Why Disney raised its bid for Fox
Why Disney raised its bid for Fox

A hedge fund billionaire wants Rupert Murdoch to keep Comcast in the running for 21st Century Fox.

Sir Christopher Hohn, whose funds control about 7% of Fox (FOXA) shares, disagrees with Murdoch's view that a Comcast (CMCSA) deal presents a higher regulatory risk than a deal with Disney (DIS).

"We will be strongly motivated by the deal that offers the highest price and we will encourage other shareholders to do the same," Hohn wrote in a letter to Murdoch on Thursday. Fox declined to comment.

The letter was first reported by the Financial Times.

Comcast and Disney have been fighting for the right to buy most of Fox. The assets up for sale include Fox's movie studio, which has the "X-Men" and "Avatar" franchises, and the FX and National Geographic cable channels.

Both Comcast and Disney see those media properties as an important way to stay competitive with Netflix (NFLX).

Disney agreed to buy the assets last December. After Comcast tried to gatecrash the deal earlier this month, Disney sweetened its offer.

Fox and Disney shareholders will vote July 27 on the proposed $71.3 billion deal. Federal antitrust officials said Wednesday that they would approve the purchase as long as Disney sells off 22 of Fox's regional sports networks.

Related: Disney wins antitrust approval to purchase most of Fox

Comcast could still make another run for Fox. If it does, Hohn argued, Murdoch should consider it.

His letter was prompted by a regulatory document that Disney and Fox filed earlier this week. The filing said that Fox's board believes the Comcast deal poses "relatively higher regulatory risk — in terms of both delay and closing risk."

Those words acknowledge the head start that Disney got with its initial bid in December. Comcast's offer hasn't been vetted by the government.

They also suggest that Fox is concerned about whether the Justice Department would sue over a deal with Comcast, as it did when AT&T (T) reached one to buy Time Warner.

Like Comcast, AT&T is a content distributor that wanted to buy a content creator. Antitrust regulators said the AT&T deal would harm competition and raise prices for consumers.

A federal judge ultimately sided with AT&T, which is the parent company of CNN. But in the filing, the Fox board cited the Justice Department's "apparent sensitivity to the potential anticompetitive effects of vertical integration."

And U.S. District Judge Richard Leon, who decided the AT&T case, warned in his ruling that the AT&T case does not set a precedent for other similar mergers.
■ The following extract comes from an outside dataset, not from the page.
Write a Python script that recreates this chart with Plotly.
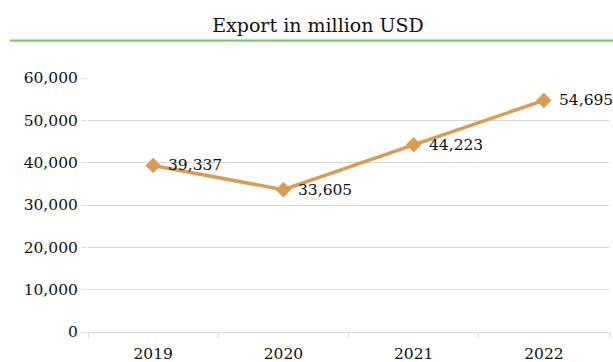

In Thursday's letter, Hohn dismissed the antitrust concerns in a potential Fox-Comcast combination.

He wrote that the AT&T decision "is unequivocally positive for issues of vertical integration of content with a pay-TV platform."

Hohn suggested that Comcast's content business, NBCUniversal, shouldn't pose problems. The Justice Department's decision to give the green light to Disney-Fox "sets a strong precedent and a template for a Comcast settlement," he wrote.